■ Problem to solve ■
Leave out the pictures, and retype only the lines from the beginning of the material through the line that contains "0.1, 0.09, 0.11, 0.09, 0.1, 0.09, 0.08, 0.09, 0.1, 0.09];", including both.
-------- Recorded information
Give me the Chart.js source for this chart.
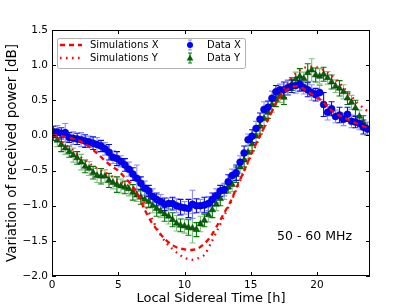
<!DOCTYPE html>
<html>
<head>
<meta charset="utf-8">
<script src="https://cdn.jsdelivr.net/npm/chart.js@4"></script>
<style>
  html, body { margin: 0; padding: 0; background: #fff; }
  canvas { display: block; }
</style>
</head>
<body>
<canvas id="chart" width="411" height="308"></canvas>
<script>
const times = [0.1, 0.4, 0.7, 1.0, 1.3, 1.6, 1.9, 2.2, 2.5, 2.8,
    3.1, 3.4, 3.7, 4.0, 4.3, 4.6, 4.9, 5.2, 5.5, 5.8,
    6.1, 6.4, 6.7, 7.0, 7.3, 7.6, 7.9, 8.2, 8.5, 8.8,
    9.1, 9.4, 9.7, 10.0, 10.3, 10.6, 10.9, 11.2, 11.5, 11.8,
    12.1, 12.4, 12.7, 13.0, 13.3, 13.6, 13.9, 14.2, 14.5, 14.8,
    15.1, 15.4, 15.7, 16.0, 16.3, 16.6, 16.9, 17.2, 17.5, 17.8,
    18.1, 18.4, 18.7, 19.0, 19.3, 19.6, 19.9, 20.2, 20.5, 20.8,
    21.1, 21.4, 21.7, 22.0, 22.3, 22.6, 22.9, 23.2, 23.5, 23.8];

const dataX = [0.05, 0.05, 0.03, 0.04, -0.03, -0.04, -0.05, -0.06, -0.08, -0.09,
    -0.11, -0.13, -0.15, -0.19, -0.24, -0.31, -0.33, -0.37, -0.42, -0.48,
    -0.55, -0.61, -0.68, -0.75, -0.79, -0.87, -0.91, -0.94, -0.98, -0.97,
    -0.97, -1.0, -1.02, -1.03, -1.04, -0.98, -1.0, -1.0, -0.99, -0.97,
    -0.91, -0.86, -0.79, -0.77, -0.66, -0.57, -0.53, -0.38, -0.25, -0.06,
    -0.01, 0.1, 0.23, 0.37, 0.40, 0.53, 0.62, 0.65, 0.65, 0.68,
    0.70, 0.71, 0.73, 0.68, 0.65, 0.61, 0.58, 0.61, 0.44, 0.33,
    0.38, 0.27, 0.29, 0.23, 0.3, 0.2, 0.19, 0.17, 0.12, 0.09];

const errX = [0.08, 0.09, 0.08, 0.13, 0.07, 0.09, 0.08, 0.1, 0.09, 0.08,
    0.09, 0.1, 0.08, 0.09, 0.11, 0.09, 0.1, 0.08, 0.09, 0.1,
    0.09, 0.19, 0.09, 0.1, 0.08, 0.11, 0.09, 0.1, 0.09, 0.08,
    0.09, 0.1, 0.11, 0.09, 0.13, 0.2, 0.1, 0.09, 0.11, 0.1,
    0.09, 0.1, 0.08, 0.09, 0.1, 0.09, 0.11, 0.09, 0.1, 0.08,
    0.09, 0.1, 0.09, 0.11, 0.09, 0.1, 0.09, 0.08, 0.11, 0.1,
    0.09, 0.11, 0.1, 0.09, 0.1, 0.11, 0.09, 0.1, 0.17, 0.11,
    0.1, 0.09, 0.11, 0.09, 0.1, 0.09, 0.08, 0.09, 0.1, 0.09];

const dataY = [0.01, -0.07, -0.13, -0.18, -0.23, -0.28, -0.32, -0.38, -0.44, -0.47,
    -0.53, -0.57, -0.58, -0.58, -0.64, -0.67, -0.70, -0.72, -0.74, -0.76,
    -0.81, -0.85, -0.88, -0.91, -0.94, -1.0, -1.04, -1.08, -1.12, -1.15,
    -1.2, -1.25, -1.28, -1.29, -1.31, -1.32, -1.34, -1.26, -1.21, -1.13,
    -1.06, -0.98, -0.9, -0.8, -0.73, -0.7, -0.56, -0.45, -0.35, -0.24,
    -0.12, -0.01, 0.13, 0.24, 0.33, 0.44, 0.51, 0.56, 0.54, 0.68,
    0.73, 0.8, 0.84, 0.81, 0.89, 0.93, 0.86, 0.84, 0.87, 0.82,
    0.76, 0.70, 0.67, 0.62, 0.53, 0.47, 0.39, 0.27, 0.18, 0.10];

const errY = [0.08, 0.09, 0.1, 0.09, 0.08, 0.1, 0.09, 0.11, 0.09, 0.1,
    0.09, 0.1, 0.11, 0.09, 0.1, 0.09, 0.11, 0.1, 0.09, 0.1,
    0.11, 0.09, 0.1, 0.11, 0.09, 0.1, 0.11, 0.09, 0.1, 0.11,
    0.1, 0.11, 0.09, 0.1, 0.11, 0.21, 0.1, 0.11, 0.09, 0.1,
    0.11, 0.09, 0.1, 0.11, 0.09, 0.1, 0.11, 0.09, 0.1, 0.09,
    0.1, 0.09, 0.11, 0.1, 0.09, 0.11, 0.1, 0.09, 0.1, 0.11,
    0.09, 0.1, 0.11, 0.09, 0.13, 0.16, 0.1, 0.11, 0.1, 0.09,
    0.1, 0.09, 0.11, 0.1, 0.09, 0.1, 0.11, 0.09, 0.1, 0.09];

const simTimes = [0, 0.5, 1, 1.5, 2, 2.5, 3, 3.5, 4, 4.5,
    5, 5.5, 6, 6.5, 7, 7.5, 8, 8.5, 9, 9.5,
    10, 10.5, 11, 11.5, 12, 12.5, 13, 13.5, 14, 14.5,
    15, 15.5, 16, 16.5, 17, 17.5, 18, 18.5, 19, 19.5,
    20, 20.5, 21, 21.5, 22, 22.5, 23, 23.5, 24];

const simX = [0.0, 0.0, -0.02, -0.04, -0.07, -0.12, -0.19, -0.27, -0.36, -0.44,
    -0.5, -0.6, -0.7, -0.85, -1.06, -1.23, -1.36, -1.47, -1.55, -1.6,
    -1.62, -1.63, -1.61, -1.54, -1.43, -1.27, -1.1, -0.93, -0.71, -0.5,
    -0.28, -0.08, 0.11, 0.3, 0.49, 0.61, 0.68, 0.7, 0.66, 0.6,
    0.54, 0.47, 0.37, 0.3, 0.26, 0.21, 0.17, 0.13, 0.1];

const simY = [0.0, -0.06, -0.13, -0.2, -0.28, -0.36, -0.42, -0.48, -0.53, -0.58,
    -0.64, -0.69, -0.75, -0.84, -0.98, -1.17, -1.35, -1.5, -1.6, -1.68,
    -1.74, -1.77, -1.75, -1.7, -1.53, -1.34, -1.14, -0.95, -0.73, -0.51,
    -0.3, -0.09, 0.11, 0.31, 0.5, 0.66, 0.8, 0.9, 0.96, 0.98,
    0.97, 0.93, 0.86, 0.78, 0.68, 0.58, 0.47, 0.39, 0.32];

const xTicks = [0, 5, 10, 15, 20];
const yTicks = [-2.0, -1.5, -1.0, -0.5, 0.0, 0.5, 1.0, 1.5];

const FONT = '"DejaVu Sans", sans-serif';
const blueBars = ['rgb(10,10,240)', 'rgba(90,90,255,0.7)'];
const greenBars = ['rgb(0,120,0)', 'rgba(60,160,60,0.65)'];
const DOTS = [1.6, 4.4];
const DASHES = [5, 4];

function points(xs, ys) {
    return xs.map((v, i) => ({ x: v, y: ys[i] }));
}

function drawBars(ctx, x, y, values, errs, colors) {
    ctx.lineWidth = 1.1;
    for (let i = 0; i < values.length; i++) {
        const px = x.getPixelForValue(times[i]);
        const top = y.getPixelForValue(values[i] + errs[i]);
        const bot = y.getPixelForValue(values[i] - errs[i]);
        ctx.strokeStyle = colors[i % 2];
        ctx.beginPath();
        ctx.moveTo(px, top); ctx.lineTo(px, bot);
        ctx.moveTo(px - 3, top); ctx.lineTo(px + 3, top);
        ctx.moveTo(px - 3, bot); ctx.lineTo(px + 3, bot);
        ctx.stroke();
    }
}

const errorBars = {
    id: 'errorBars',
    beforeDatasetsDraw(chart) {
        const { ctx, chartArea: a, scales: { x, y } } = chart;
        ctx.save();
        ctx.beginPath();
        ctx.rect(a.left, a.top, a.right - a.left, a.bottom - a.top);
        ctx.clip();
        drawBars(ctx, x, y, dataY, errY, greenBars);
        drawBars(ctx, x, y, dataX, errX, blueBars);
        ctx.restore();
    }
};

// frame, inward ticks, legend and the band label
const decorations = {
    id: 'decorations',
    afterDraw(chart) {
        const { ctx, chartArea: a, scales: { x, y } } = chart;
        ctx.save();
        ctx.strokeStyle = '#000';
        ctx.lineWidth = 1;
        ctx.strokeRect(a.left + 0.5, a.top + 0.5, a.right - a.left - 1, a.bottom - a.top - 1);
        ctx.beginPath();
        xTicks.forEach(v => {
            const px = Math.round(x.getPixelForValue(v)) + 0.5;
            ctx.moveTo(px, a.bottom); ctx.lineTo(px, a.bottom - 4);
            ctx.moveTo(px, a.top); ctx.lineTo(px, a.top + 4);
        });
        yTicks.forEach(v => {
            const py = Math.round(y.getPixelForValue(v)) + 0.5;
            ctx.moveTo(a.left, py); ctx.lineTo(a.left + 4, py);
            ctx.moveTo(a.right, py); ctx.lineTo(a.right - 4, py);
        });
        ctx.stroke();

        // legend
        const lx = 57, ly = 38, lw = 188, lh = 30;
        ctx.fillStyle = '#fff';
        ctx.strokeStyle = '#b0b0b0';
        ctx.beginPath();
        ctx.roundRect(lx + 0.5, ly + 0.5, lw, lh, 2);
        ctx.fill();
        ctx.stroke();

        const row1 = 45, row2 = 58;
        ctx.strokeStyle = 'red';
        ctx.lineWidth = 2.3;
        ctx.setLineDash(DASHES);
        ctx.beginPath(); ctx.moveTo(60, row1); ctx.lineTo(82, row1); ctx.stroke();
        ctx.setLineDash(DOTS);
        ctx.beginPath(); ctx.moveTo(60, row2); ctx.lineTo(82, row2); ctx.stroke();
        ctx.setLineDash([]);

        ctx.lineWidth = 1;
        [[row1, blueBars[1]], [row2, greenBars[0]]].forEach(([ry, c]) => {
            ctx.strokeStyle = c;
            ctx.beginPath();
            ctx.moveTo(190, ry - 5); ctx.lineTo(190, ry + 5);
            ctx.moveTo(188, ry - 5); ctx.lineTo(192, ry - 5);
            ctx.moveTo(188, ry + 5); ctx.lineTo(192, ry + 5);
            ctx.stroke();
        });
        ctx.fillStyle = '#0000ff';
        ctx.beginPath(); ctx.arc(190, row1, 3, 0, Math.PI * 2); ctx.fill();
        ctx.fillStyle = '#006400';
        ctx.beginPath();
        ctx.moveTo(190, row2 - 3.5); ctx.lineTo(193.3, row2 + 2.5); ctx.lineTo(186.7, row2 + 2.5);
        ctx.closePath(); ctx.fill();

        ctx.fillStyle = '#000';
        ctx.font = '10px ' + FONT;
        ctx.textBaseline = 'middle';
        ctx.textAlign = 'left';
        ctx.fillText('Simulations X', 90, row1);
        ctx.fillText('Simulations Y', 90, row2);
        ctx.fillText('Data X', 207, row1);
        ctx.fillText('Data Y', 207, row2);

        ctx.font = '12.5px ' + FONT;
        ctx.fillText('50 - 60 MHz', 277, 237);
        ctx.restore();
    }
};

const chart = new Chart(document.getElementById('chart'), {
    type: 'scatter',
    data: {
        datasets: [{
            label: 'Simulations X',
            data: points(simTimes, simX),
            showLine: true,
            borderColor: 'red',
            borderWidth: 2.3,
            borderDash: DASHES,
            borderCapStyle: 'butt',
            pointRadius: 0,
            tension: 0.3
        }, {
            label: 'Simulations Y',
            data: points(simTimes, simY),
            showLine: true,
            borderColor: 'red',
            borderWidth: 2.3,
            borderDash: DOTS,
            borderCapStyle: 'butt',
            pointRadius: 0,
            tension: 0.3
        }, {
            label: 'Data X',
            data: points(times, dataX),
            pointStyle: 'circle',
            pointRadius: 3.5,
            backgroundColor: '#0000ff',
            borderColor: '#00008b',
            borderWidth: 0.5
        }, {
            label: 'Data Y',
            data: points(times, dataY),
            pointStyle: 'triangle',
            pointRadius: 3.8,
            backgroundColor: '#006400',
            borderColor: '#003300',
            borderWidth: 0.5
        }]
    },
    options: {
        responsive: false,
        animation: false,
        devicePixelRatio: 1,
        layout: { padding: { top: 30, right: 41, left: 0, bottom: 0 } },
        plugins: {
            legend: { display: false },
            tooltip: { enabled: false }
        },
        scales: {
            x: {
                type: 'linear',
                min: 0,
                max: 24,
                afterBuildTicks: s => { s.ticks = xTicks.map(v => ({ value: v })); },
                afterFit: s => { s.height = 32; },
                grid: { display: false, drawTicks: false },
                border: { display: false },
                ticks: { color: '#000', padding: 3, font: { family: FONT, size: 10.5 } },
                title: {
                    display: true,
                    text: 'Local Sidereal Time [h]',
                    color: '#000',
                    padding: { top: 0, bottom: 2 },
                    font: { family: FONT, size: 13 }
                }
            },
            y: {
                min: -2.0,
                max: 1.5,
                afterBuildTicks: s => { s.ticks = yTicks.map(v => ({ value: v })); },
                afterFit: s => { s.width = 52; },
                grid: { display: false, drawTicks: false },
                border: { display: false },
                ticks: {
                    color: '#000',
                    padding: 4,
                    font: { family: FONT, size: 10.5 },
                    callback: v => v.toFixed(1).replace('-', '\u2212')
                },
                title: {
                    display: true,
                    text: 'Variation of received power [dB]',
                    color: '#000',
                    padding: { top: 4, bottom: 0 },
                    font: { family: FONT, size: 13.5 }
                }
            }
        }
    },
    plugins: [errorBars, decorations]
});
</script>
</body>
</html>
----------------
■ Reply ■
Give me the Chart.js source for this chart.
<!DOCTYPE html>
<html>
<head>
<meta charset="utf-8">
<script src="https://cdn.jsdelivr.net/npm/chart.js@4"></script>
<style>
  html, body { margin: 0; padding: 0; background: #fff; }
  canvas { display: block; }
</style>
</head>
<body>
<canvas id="chart" width="411" height="308"></canvas>
<script>
const times = [0.1, 0.4, 0.7, 1.0, 1.3, 1.6, 1.9, 2.2, 2.5, 2.8,
    3.1, 3.4, 3.7, 4.0, 4.3, 4.6, 4.9, 5.2, 5.5, 5.8,
    6.1, 6.4, 6.7, 7.0, 7.3, 7.6, 7.9, 8.2, 8.5, 8.8,
    9.1, 9.4, 9.7, 10.0, 10.3, 10.6, 10.9, 11.2, 11.5, 11.8,
    12.1, 12.4, 12.7, 13.0, 13.3, 13.6, 13.9, 14.2, 14.5, 14.8,
    15.1, 15.4, 15.7, 16.0, 16.3, 16.6, 16.9, 17.2, 17.5, 17.8,
    18.1, 18.4, 18.7, 19.0, 19.3, 19.6, 19.9, 20.2, 20.5, 20.8,
    21.1, 21.4, 21.7, 22.0, 22.3, 22.6, 22.9, 23.2, 23.5, 23.8];

const dataX = [0.05, 0.05, 0.03, 0.04, -0.03, -0.04, -0.05, -0.06, -0.08, -0.09,
    -0.11, -0.13, -0.15, -0.19, -0.24, -0.31, -0.33, -0.37, -0.42, -0.48,
    -0.55, -0.61, -0.68, -0.75, -0.79, -0.87, -0.91, -0.94, -0.98, -0.97,
    -0.97, -1.0, -1.02, -1.03, -1.04, -0.98, -1.0, -1.0, -0.99, -0.97,
    -0.91, -0.86, -0.79, -0.77, -0.66, -0.57, -0.53, -0.38, -0.25, -0.06,
    -0.01, 0.1, 0.23, 0.37, 0.40, 0.53, 0.62, 0.65, 0.65, 0.68,
    0.70, 0.71, 0.73, 0.68, 0.65, 0.61, 0.58, 0.61, 0.44, 0.33,
    0.38, 0.27, 0.29, 0.23, 0.3, 0.2, 0.19, 0.17, 0.12, 0.09];

const errX = [0.08, 0.09, 0.08, 0.13, 0.07, 0.09, 0.08, 0.1, 0.09, 0.08,
    0.09, 0.1, 0.08, 0.09, 0.11, 0.09, 0.1, 0.08, 0.09, 0.1,
    0.09, 0.19, 0.09, 0.1, 0.08, 0.11, 0.09, 0.1, 0.09, 0.08,
    0.09, 0.1, 0.11, 0.09, 0.13, 0.2, 0.1, 0.09, 0.11, 0.1,
    0.09, 0.1, 0.08, 0.09, 0.1, 0.09, 0.11, 0.09, 0.1, 0.08,
    0.09, 0.1, 0.09, 0.11, 0.09, 0.1, 0.09, 0.08, 0.11, 0.1,
    0.09, 0.11, 0.1, 0.09, 0.1, 0.11, 0.09, 0.1, 0.17, 0.11,
    0.1, 0.09, 0.11, 0.09, 0.1, 0.09, 0.08, 0.09, 0.1, 0.09];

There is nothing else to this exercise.